"""Code for sampling properties from a database of ground-truth semantic knowledge."""
import argparse
import csv
import json
import pathlib
import random

from collections import defaultdict
from semantic_memory import memory, list_utils
from tqdm import trange
from ordered_set import OrderedSet


def get_prop_space(
    concept_space,
    applicable_props=None,
    neg_sampling_space=None,
    min_neg_samples=4,
    world=None,
):
    prop_space = []
    for f in applicable_props:
        neg_samples = [
            c
            for c in world.feature_space[f]["negative"]
            if c in neg_sampling_space
        ]
        if len(neg_samples) >= min_neg_samples:
            prop_space.append(f)

    return sorted(
        list_utils.intersect(
            [
                list(
                    list_utils.union(
                        [world.concept_features[c] for c in concept_space]
                    )
                ),
                prop_space,
            ]
        )
    )


def sample_prompts(
    cat_space,
    label="ID",
    applicable_props=None,
    neg_samples=None,
    n_prompts=6,
    n_repeats=5,
    world=None,
):
    prompt_data = []

    for k in trange(n_repeats):
        prop_space = get_prop_space(
            cat_space, applicable_props, neg_samples, 4, world
        )
        sampling_space = prop_space.copy()
        for i in range(n_prompts):
            sampled_property = random.sample(sampling_space, 1)[0]

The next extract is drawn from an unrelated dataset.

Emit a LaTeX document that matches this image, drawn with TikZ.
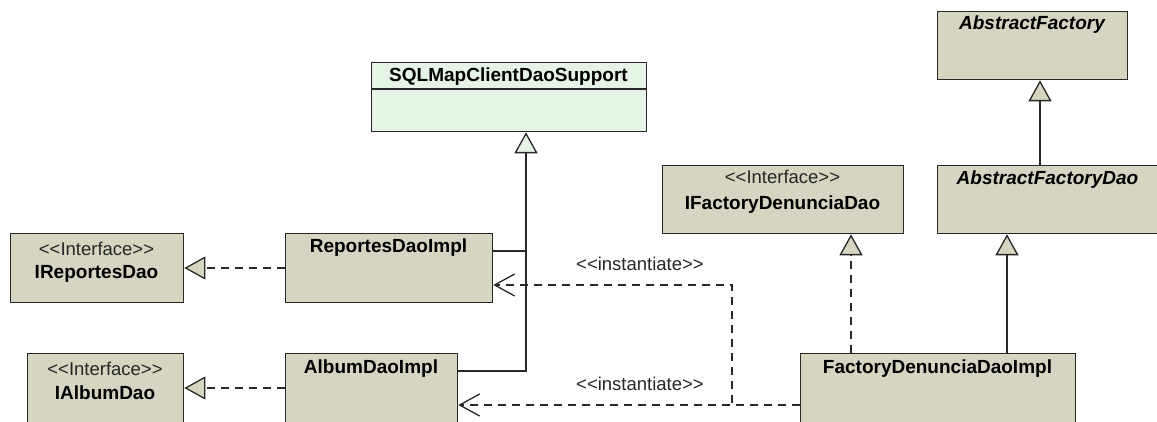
\documentclass[tikz,border=0pt]{standalone}
\usepackage{fontspec}
\setmainfont{Liberation Sans}[Ligatures=TeXOff]
\usetikzlibrary{arrows.meta,calc}
\definecolor{classfill}{RGB}{214,213,194}
\definecolor{supfill}{RGB}{229,244,230}
\definecolor{edgecol}{RGB}{40,40,40}

\begin{document}
\begin{tikzpicture}[x=1pt,y=-1pt,
  every node/.style={font=\fontsize{18.5}{20}\selectfont, inner sep=0pt},
  classbox/.style={draw=edgecol, line width=1.3pt, fill=classfill, anchor=north west},
  superbox/.style={classbox, fill=supfill},
  cname/.style={anchor=base, font=\fontsize{19}{20}\selectfont\bfseries},
  aname/.style={cname, font=\fontsize{19}{20}\selectfont\bfseries\itshape},
  stereo/.style={anchor=base, text=black!85},
  conn/.style={draw=edgecol, line width=1.3pt},
  gen/.style={conn, -{Triangle[length=21pt,width=23pt,fill=classfill]}},
  gensup/.style={conn, -{Triangle[length=21pt,width=23pt,fill=supfill]}},
  real/.style={gen, dash pattern=on 8pt off 6pt},
  dep/.style={conn, dash pattern=on 8pt off 6pt},
  deparrow/.style={dep, -{Straight Barb[length=20pt,width=22pt]}},
]
\useasboundingbox (0,0) rectangle (1157,422);
\clip (0,0) rectangle (1157,422);

% class boxes
\node[superbox, minimum width=275pt, minimum height=69pt] (sql) at (371,62) {};
\draw[conn] (371,89) -- (646,89);
\node[cname] (sqlt) at (508.5,82) {SQLMapClientDaoSupport};

\node[classbox, minimum width=173pt, minimum height=69pt] (irep) at (10,233) {};
\node[stereo] (irept1) at (96.5,255) {<<Interface>>};
\node[cname] (irept2) at (96.5,279) {IReportesDao};

\node[classbox, minimum width=156pt, minimum height=80pt] (ialb) at (27,353) {};
\node[stereo] (ialbt1) at (105,375) {<<Interface>>};
\node[cname] (ialbt2) at (105,399) {IAlbumDao};

\node[classbox, minimum width=207pt, minimum height=69pt] (rep) at (285,233) {};
\node[cname] (rept) at (388.5,253) {ReportesDaoImpl};

\node[classbox, minimum width=172pt, minimum height=80pt] (alb) at (285,353) {};
\node[cname] (albt) at (371,373) {AlbumDaoImpl};

\node[classbox, minimum width=241pt, minimum height=68pt] (ifd) at (662,165) {};
\node[stereo] (ifdt1) at (782.5,184) {<<Interface>>};
\node[cname] (ifdt2) at (782.5,210) {IFactoryDenunciaDao};

\node[classbox, minimum width=190pt, minimum height=68pt] (af) at (937,11) {};
\node[aname] (aft) at (1032,30) {AbstractFactory};

\node[classbox, minimum width=222pt, minimum height=68pt] (afd) at (937,165) {};
\node[aname] (afdt) at (1047.5,185) {AbstractFactoryDao};

\node[classbox, minimum width=275pt, minimum height=80pt] (fimpl) at (800,353) {};
\node[cname] (fimplt) at (937.5,373) {FactoryDenunciaDaoImpl};

% bend and lane points
\coordinate (g1) at (526,251);
\coordinate (g2) at (526,371);
\coordinate (r1) at (285,268);
\coordinate (r2) at (285,388);
\coordinate (d1) at (851,0);
\coordinate (d2) at (1007,0);
\coordinate (d3) at (1040,0);
\coordinate (i0) at (800,405);
\coordinate (ik) at (732,285);

% realizations
\draw[real] (rep.west |- r1) -- (irep.east |- r1);
\draw[real] (alb.west |- r2) -- (ialb.east |- r2);
\draw[real] (fimpl.north -| d1) -- (ifd.south -| d1);

% generalizations
\draw[conn] (rep.east |- g1) -- (g1);
\draw[gensup] (alb.east |- g2) -- (g2) -- (sql.south -| g2);
\draw[gen] (fimpl.north -| d2) -- (afd.south -| d2);
\draw[gen] (afd.north -| d3) -- (af.south -| d3);

% instantiate dependencies
\draw[deparrow] (fimpl.west |- i0) -- (ik |- i0) -- (ik) -- (rep.east |- ik);
\draw[deparrow] (fimpl.west |- i0) -- (alb.east |- i0);
\node[stereo] (inst1) at (640,270) {<<instantiate>>};
\node[stereo] (inst2) at (640,390) {<<instantiate>>};
\end{tikzpicture}
\end{document}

            positive_space = [
                c
                for c in world.feature_space[sampled_property]["positive"]
                if c in cat_space
            ]
            positive = random.sample(positive_space, 1)[0]

            negative_space = [
                c
                for c in world.feature_space[sampled_property]["negative"]
                if c in neg_samples
            ]
            negative = random.sample(negative_space, 1)[0]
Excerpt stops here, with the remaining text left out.